### Collected data
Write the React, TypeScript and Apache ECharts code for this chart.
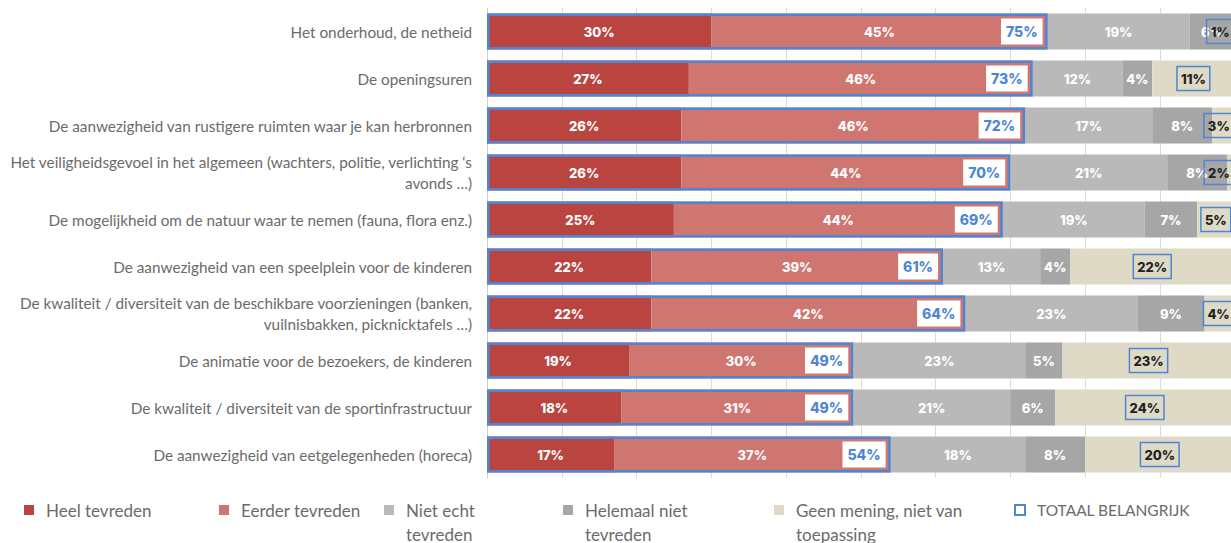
import React, { useEffect, useRef } from "react";
import * as echarts from "echarts";

const categories = [
  "Het onderhoud, de netheid",
  "De openingsuren",
  "De aanwezigheid van rustigere ruimten waar je kan herbronnen",
  "Het veiligheidsgevoel in het algemeen (wachters, politie, verlichting ‘s\navonds …)",
  "De mogelijkheid om de natuur waar te nemen (fauna, flora enz.)",
  "De aanwezigheid van een speelplein voor de kinderen",
  "De kwaliteit / diversiteit van de beschikbare voorzieningen (banken,\nvuilnisbakken, picknicktafels …)",
  "De animatie voor de bezoekers, de kinderen",
  "De kwaliteit / diversiteit van de sportinfrastructuur",
  "De aanwezigheid van eetgelegenheden (horeca)",
];

const heelTevreden = [30, 27, 26, 26, 25, 22, 22, 19, 18, 17];
const eerderTevreden = [45, 46, 46, 44, 44, 39, 42, 30, 31, 37];
const nietEchtTevreden = [19, 12, 17, 21, 19, 13, 23, 23, 21, 18];
const helemaalNietTevreden = [6, 4, 8, 8, 7, 4, 9, 5, 6, 8];
const geenMening = [1, 11, 3, 2, 5, 22, 4, 23, 24, 20];
const totaalBelangrijk = [75, 73, 72, 70, 69, 61, 64, 49, 49, 54];

const seriesNames = [
  "Heel tevreden",
  "Eerder tevreden",
  "Niet echt tevreden",
  "Helemaal niet tevreden",
  "Geen mening, niet van toepassing",
  "TOTAAL BELANGRIJK",
];
const legendLabels = [
  "Heel tevreden",
  "Eerder tevreden",
  "Niet echt\ntevreden",
  "Helemaal niet\ntevreden",
  "Geen mening, niet van\ntoepassing",
  "TOTAAL BELANGRIJK",
];

const COLORS = ["#BA4540", "#CF7671", "#B9B9B9", "#A6A6A6", "#DEDAC6"];
const BLUE = "#4E86D5";
const GRID_LEFT = 487;
const PX_PER_PCT = 7.475;
const X_MAX = 110;
const LIMIT = GRID_LEFT + 100 * PX_PER_PCT;

export default function App() {
  const ref = useRef<HTMLDivElement>(null);
  useEffect(() => {
    if (!ref.current) return;
    const chart = echarts.init(ref.current, null, { renderer: "svg" });
    const valueFont = { fontFamily: "Inter", fontWeight: 800 as any, fontSize: 13 };
    const segData = [heelTevreden, eerderTevreden, nietEchtTevreden, helemaalNietTevreden, geenMening];
    const stackSeries = segData.map((d, i) => ({
      name: seriesNames[i],
      type: "bar",
      stack: "total",
      barWidth: 36,
      barGap: "-100%",
      data: d,
      itemStyle: { color: COLORS[i] },
      label:
        i < 4
          ? { show: true, position: "inside", formatter: "{c}%", color: "#fff", ...valueFont }
          : {
              show: true,
              position: "inside",
              formatter: "{c}%",
              color: "#222",
              ...valueFont,
              borderColor: BLUE,
              borderWidth: 1.5,
              padding: [6, 4, 5, 4],
            },
      labelLayout:
        i === 4
          ? (params: any) => {
              const r = params.labelRect;
              if (r.x + r.width > LIMIT) return { dx: LIMIT - (r.x + r.width) };
              return {};
            }
          : undefined,
    }));
    const totalSeries = {
      name: seriesNames[5],
      type: "bar",
      barWidth: 36,
      barGap: "-100%",
      z: 5,
      data: totaalBelangrijk,
      itemStyle: { color: "rgba(0,0,0,0)", borderColor: BLUE, borderWidth: 2.5 },
      label: {
        show: true,
        position: "insideRight",
        distance: 5,
        formatter: "{c}%",
        color: BLUE,
        ...valueFont,
        fontSize: 14,
        backgroundColor: "#fff",
        padding: [6, 5, 6, 5],
      },
    };
    const legendLefts = [24, 219, 384, 563, 774, 1014];
    const LH = 24;
    const ICON_CENTER = 510;
    const legends = seriesNames.map((n, i) => {
      const twoLine = legendLabels[i].includes("\n");
      return {
        data: [
          i === 5
            ? { name: n, itemStyle: { color: "rgba(0,0,0,0)", borderColor: BLUE, borderWidth: 2 } }
            : { name: n },
        ],
        left: legendLefts[i],
        top: twoLine ? ICON_CENTER - LH * 1.5 : ICON_CENTER - LH / 2,
        padding: 0,
        icon: "rect",
        itemWidth: 10,
        itemHeight: 10,
        selectedMode: false,
        formatter: () => (twoLine ? "\u00a0\n" + legendLabels[i] : legendLabels[i]),
        textStyle: {
          fontFamily: "Lato",
          fontSize: i === 5 ? 15.5 : 17,
          color: "#6B6B6B",
          lineHeight: LH,
          padding: [0, 0, 0, 7],
        },
      };
    });
    chart.setOption({
      animation: false,
      legend: legends,
      grid: { left: GRID_LEFT, top: 8, height: 470, width: X_MAX * PX_PER_PCT },
      xAxis: {
        type: "value",
        min: 0,
        max: X_MAX,
        interval: 10,
        axisLabel: { show: false },
        axisLine: { show: false },
        axisTick: { show: false },
        splitLine: { show: true, lineStyle: { color: "#DCDCDC", width: 1 } },
      },
      yAxis: {
        type: "category",
        inverse: true,
        data: categories,
        axisLine: { show: true, lineStyle: { color: "#D0D0D0" } },
        axisTick: { show: false },
        axisLabel: {
          margin: 15,
          color: "#6B6B6B",
          fontFamily: "Lato",
          fontSize: 15.3,
          lineHeight: 21,
          align: "right",
        },
      },
      series: [...stackSeries, totalSeries],
    });
    return () => chart.dispose();
  }, []);
  return (
    <div style={{ position: "fixed", left: 0, top: 0, width: 1231, height: 543, overflow: "hidden", background: "#fff" }}>
      <div ref={ref} style={{ width: 1320, height: 543 }} />
    </div>
  );
}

### Task to complete
Print the data above verbatim from the first line through the line holding "const LIMIT = GRID_LEFT + 100 * PX_PER_PCT;", leaving every picture out.

### Final result
Write the React, TypeScript and Apache ECharts code for this chart.
import React, { useEffect, useRef } from "react";
import * as echarts from "echarts";

const categories = [
  "Het onderhoud, de netheid",
  "De openingsuren",
  "De aanwezigheid van rustigere ruimten waar je kan herbronnen",
  "Het veiligheidsgevoel in het algemeen (wachters, politie, verlichting ‘s\navonds …)",
  "De mogelijkheid om de natuur waar te nemen (fauna, flora enz.)",
  "De aanwezigheid van een speelplein voor de kinderen",
  "De kwaliteit / diversiteit van de beschikbare voorzieningen (banken,\nvuilnisbakken, picknicktafels …)",
  "De animatie voor de bezoekers, de kinderen",
  "De kwaliteit / diversiteit van de sportinfrastructuur",
  "De aanwezigheid van eetgelegenheden (horeca)",
];

const heelTevreden = [30, 27, 26, 26, 25, 22, 22, 19, 18, 17];
const eerderTevreden = [45, 46, 46, 44, 44, 39, 42, 30, 31, 37];
const nietEchtTevreden = [19, 12, 17, 21, 19, 13, 23, 23, 21, 18];
const helemaalNietTevreden = [6, 4, 8, 8, 7, 4, 9, 5, 6, 8];
const geenMening = [1, 11, 3, 2, 5, 22, 4, 23, 24, 20];
const totaalBelangrijk = [75, 73, 72, 70, 69, 61, 64, 49, 49, 54];

const seriesNames = [
  "Heel tevreden",
  "Eerder tevreden",
  "Niet echt tevreden",
  "Helemaal niet tevreden",
  "Geen mening, niet van toepassing",
  "TOTAAL BELANGRIJK",
];
const legendLabels = [
  "Heel tevreden",
  "Eerder tevreden",
  "Niet echt\ntevreden",
  "Helemaal niet\ntevreden",
  "Geen mening, niet van\ntoepassing",
  "TOTAAL BELANGRIJK",
];

const COLORS = ["#BA4540", "#CF7671", "#B9B9B9", "#A6A6A6", "#DEDAC6"];
const BLUE = "#4E86D5";
const GRID_LEFT = 487;
const PX_PER_PCT = 7.475;
const X_MAX = 110;
const LIMIT = GRID_LEFT + 100 * PX_PER_PCT;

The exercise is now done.